The other day my good friend Sally told me that she was really sick of looking at the Baked Falafel. Ha! I don't blame her. Right when I thought I was back into my weekly blogging mode I got busy with end-of-school activities. Oh, you say you know what I am talking about....the crazy race where more activities than one could imagine gets packed into a few short weeks? Well why don't you just take a moment to relax and treat your family to this delicious Butterscotch Sauce. It is incredibly easy and fast to make. I think it is perfect served over vanilla ice cream. Add a slice of Oatmeal Shortbread and you have a special dinner party dessert.

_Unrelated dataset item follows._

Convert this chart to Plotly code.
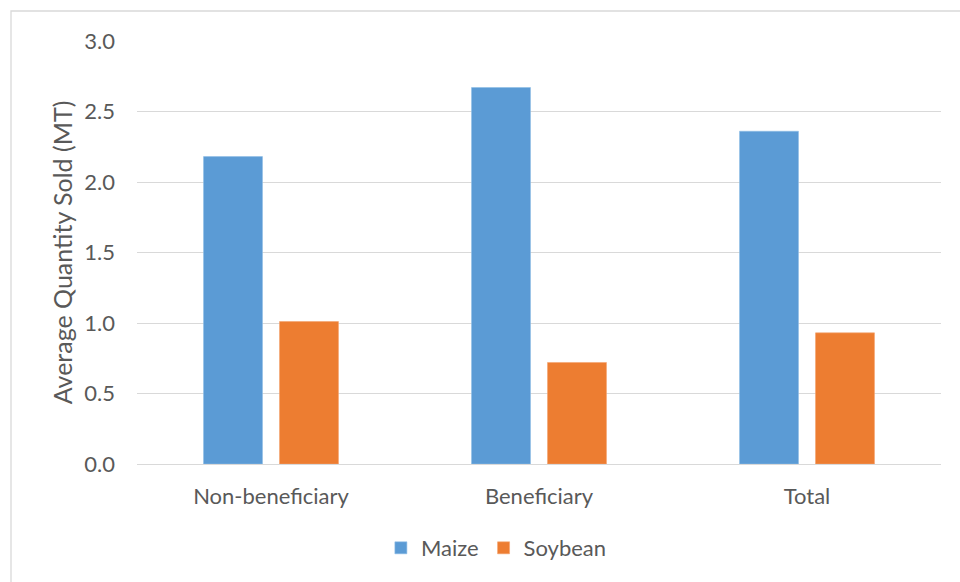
import plotly.graph_objects as go

categories = ["Non-beneficiary", "Beneficiary", "Total"]
maize = [2.18, 2.67, 2.36]
soybean = [1.01, 0.72, 0.93]
y_ticks = [0.0, 0.5, 1.0, 1.5, 2.0, 2.5, 3.0]

W, H = 960, 582
L, R, T, B = 137, 19, 41, 118
pw, ph = W - L - R, H - T - B

def px_x(px):
    return (px - L) / pw

def px_y(py):
    return (H - B - py) / ph

font_family = "Lato, 'Open Sans', sans-serif"
text_color = "#595959"
fs = 22

fig = go.Figure()
fig.add_trace(go.Bar(name="Maize", x=categories, y=maize,
                     marker=dict(color="#5b9bd5", line=dict(color="#8fbde6", width=0.6))))
fig.add_trace(go.Bar(name="Soybean", x=categories, y=soybean,
                     marker=dict(color="#ed7d31", line=dict(color="#f3a36e", width=0.6))))

fig.update_layout(
    width=W, height=H,
    margin=dict(l=L, r=R, t=T, b=B),
    paper_bgcolor="white", plot_bgcolor="white",
    barmode="group", bargap=0.433, bargroupgap=0.224,
    font=dict(family=font_family, color=text_color, size=fs),
    xaxis=dict(showgrid=False, showline=False, ticks="",
               tickfont=dict(size=fs, color=text_color), ticklabelstandoff=17),
    yaxis=dict(range=[0, 3.0], tickvals=y_ticks, tickformat=".1f",
               showgrid=True, gridcolor="#d9d9d9", gridwidth=1.3,
               zeroline=True, zerolinecolor="#d9d9d9", zerolinewidth=1.3,
               showline=False, ticks="", ticklabelstandoff=21,
               tickfont=dict(size=fs, color=text_color),
               title=dict(text="Average Quantity Sold (MT)", font=dict(size=25, color=text_color), standoff=4)),
    legend=dict(orientation="h", x=0.447, xanchor="center", y=px_y(548), yanchor="middle",
                font=dict(size=fs, color=text_color), itemwidth=30, traceorder="normal"),
    shapes=[dict(type="rect", xref="paper", yref="paper",
                 x0=px_x(11), x1=px_x(975), y0=px_y(600), y1=px_y(11),
                 line=dict(color="#d9d9d9", width=1.3), fillcolor="rgba(0,0,0,0)", layer="below")],
)

fig.write_html("out.html")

Yum!
Rich Butterscotch Sauce
Adapted from The Fanny Farmer Cookbook, p.703
1 cup light brown sugar
1 stick unsalted butter (8 Tablespoons or ¼
pound)
½ cup heavy cream
½ teaspoon vanilla
pinch of kosher salt or sea salt
Combine sugar, butter, and cream in a small saucepan. Cook over moderate heat, stirring to dissolve the sugar. Allow to cook 5 minutes, stirring a few times but also allowing it to bubble. Remove and whisk in the vanilla and the salt.
May be stored in the refrigerator for up to 2 weeks. Reheat in pan to warm sauce or heat in microwave on high for one minute (or two if needed).